Skip all pictures, then print the remaining material exactly.

● ● ●

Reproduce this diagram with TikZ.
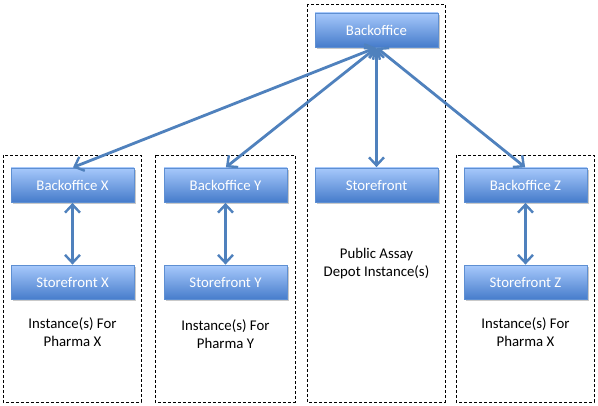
\documentclass[tikz,border=0pt]{standalone}
\usepackage{fontspec}
\setmainfont{Carlito}
\usetikzlibrary{arrows.meta,shadows}
\definecolor{gtop}{HTML}{A6C8FB}
\definecolor{gbot}{HTML}{467CCB}
\definecolor{gborder}{HTML}{5E8FD2}
\definecolor{arr}{HTML}{4F81BD}
\tikzset{
  bluebox/.style={draw=gborder, line width=0.8pt, top color=gtop, bottom color=gbot,
    minimum width=123pt, minimum height=34pt, inner sep=0pt, text=white,
    font=\fontsize{14.8}{17}\selectfont,
    drop shadow={shadow xshift=1.5pt, shadow yshift=-2pt, fill=black!35, opacity=0.6}},
  dashbox/.style={draw=black, dashed, line width=0.8pt, dash pattern=on 3pt off 2pt},
  lbl/.style={align=center, font=\fontsize{14.8}{18}\selectfont, text=black, inner sep=0pt},
  link/.style={draw=arr, line width=2.8pt, {Straight Barb[length=8pt,width=15pt,line width=2.4pt]}-{Straight Barb[length=8pt,width=15pt,line width=2.4pt]}, shorten >=0.5pt, shorten <=0.5pt}
}
\begin{document}
\begin{tikzpicture}[x=1pt,y=-1pt]
\useasboundingbox (0,0) rectangle (598,406);
\fill[white] (0,0) rectangle (598,406);
% dashed containers
\draw[dashbox] (3,155) rectangle (141,402);
\draw[dashbox] (155,155) rectangle (295,402);
\draw[dashbox] (307,4) rectangle (445,402);
\draw[dashbox] (456,155) rectangle (594,402);
% boxes
\node[bluebox] (bo) at (376.5,30) {Backoffice};
\node[bluebox] (sf) at (376.5,185) {Storefront};
\node[bluebox] (box) at (72.5,185) {Backoffice X};
\node[bluebox] (sfx) at (72.5,282.5) {Storefront X};
\node[bluebox] (boy) at (225.5,185) {Backoffice Y};
\node[bluebox] (sfy) at (225.5,282.5) {Storefront Y};
\node[bluebox] (boz) at (525.5,185) {Backoffice Z};
\node[bluebox] (sfz) at (525.5,282.5) {Storefront Z};
% labels
\node[lbl] (lx) at (72.5,332) {Instance(s) For\\Pharma X};
\node[lbl] (ly) at (225.5,334) {Instance(s) For\\Pharma Y};
\node[lbl] (lc) at (376.5,264) {Public Assay\\Depot Instance(s)};
\node[lbl] (lz) at (525.5,332) {Instance(s) For\\Pharma X};
% connectors
\coordinate (hub) at (376.5,47.5);
\draw[link] (hub) -- (box.north);
\draw[link] (hub) -- (boy.north);
\draw[link] (hub) -- (sf.north);
\draw[link] (hub) -- (boz.north);
\draw[link] (box.south) -- (sfx.north);
\draw[link] (boy.south) -- (sfy.north);
\draw[link] (boz.south) -- (sfz.north);
\end{tikzpicture}
\end{document}
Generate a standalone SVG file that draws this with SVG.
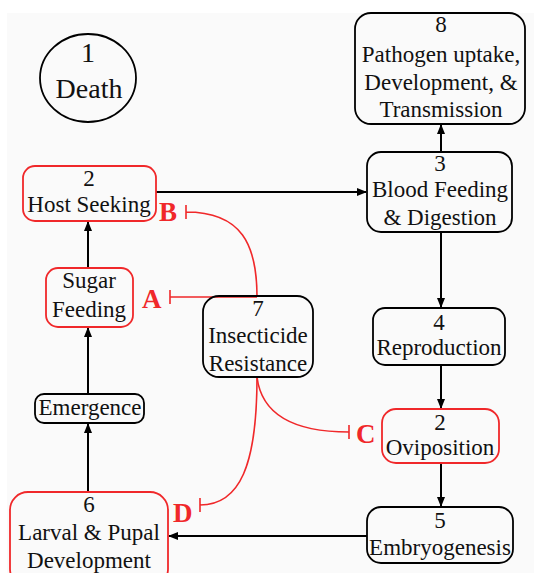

● ● ●

Written answer
Reproduce this diagram with TikZ.
\documentclass[tikz,border=0pt]{standalone}
\usepackage{fontspec}
\setmainfont{Carlito}
\usetikzlibrary{arrows.meta,shadows}
\definecolor{gtop}{HTML}{A6C8FB}
\definecolor{gbot}{HTML}{467CCB}
\definecolor{gborder}{HTML}{5E8FD2}
\definecolor{arr}{HTML}{4F81BD}
\tikzset{
  bluebox/.style={draw=gborder, line width=0.8pt, top color=gtop, bottom color=gbot,
    minimum width=123pt, minimum height=34pt, inner sep=0pt, text=white,
    font=\fontsize{14.8}{17}\selectfont,
    drop shadow={shadow xshift=1.5pt, shadow yshift=-2pt, fill=black!35, opacity=0.6}},
  dashbox/.style={draw=black, dashed, line width=0.8pt, dash pattern=on 3pt off 2pt},
  lbl/.style={align=center, font=\fontsize{14.8}{18}\selectfont, text=black, inner sep=0pt},
  link/.style={draw=arr, line width=2.8pt, {Straight Barb[length=8pt,width=15pt,line width=2.4pt]}-{Straight Barb[length=8pt,width=15pt,line width=2.4pt]}, shorten >=0.5pt, shorten <=0.5pt}
}
\begin{document}
\begin{tikzpicture}[x=1pt,y=-1pt]
\useasboundingbox (0,0) rectangle (598,406);
\fill[white] (0,0) rectangle (598,406);
% dashed containers
\draw[dashbox] (3,155) rectangle (141,402);
\draw[dashbox] (155,155) rectangle (295,402);
\draw[dashbox] (307,4) rectangle (445,402);
\draw[dashbox] (456,155) rectangle (594,402);
% boxes
\node[bluebox] (bo) at (376.5,30) {Backoffice};
\node[bluebox] (sf) at (376.5,185) {Storefront};
\node[bluebox] (box) at (72.5,185) {Backoffice X};
\node[bluebox] (sfx) at (72.5,282.5) {Storefront X};
\node[bluebox] (boy) at (225.5,185) {Backoffice Y};
\node[bluebox] (sfy) at (225.5,282.5) {Storefront Y};
\node[bluebox] (boz) at (525.5,185) {Backoffice Z};
\node[bluebox] (sfz) at (525.5,282.5) {Storefront Z};
% labels
\node[lbl] (lx) at (72.5,332) {Instance(s) For\\Pharma X};
\node[lbl] (ly) at (225.5,334) {Instance(s) For\\Pharma Y};
\node[lbl] (lc) at (376.5,264) {Public Assay\\Depot Instance(s)};
\node[lbl] (lz) at (525.5,332) {Instance(s) For\\Pharma X};
% connectors
\coordinate (hub) at (376.5,47.5);
\draw[link] (hub) -- (box.north);
\draw[link] (hub) -- (boy.north);
\draw[link] (hub) -- (sf.north);
\draw[link] (hub) -- (boz.north);
\draw[link] (box.south) -- (sfx.north);
\draw[link] (boy.south) -- (sfy.north);
\draw[link] (boz.south) -- (sfz.north);
\end{tikzpicture}
\end{document}
Generate a standalone SVG file that draws this with SVG.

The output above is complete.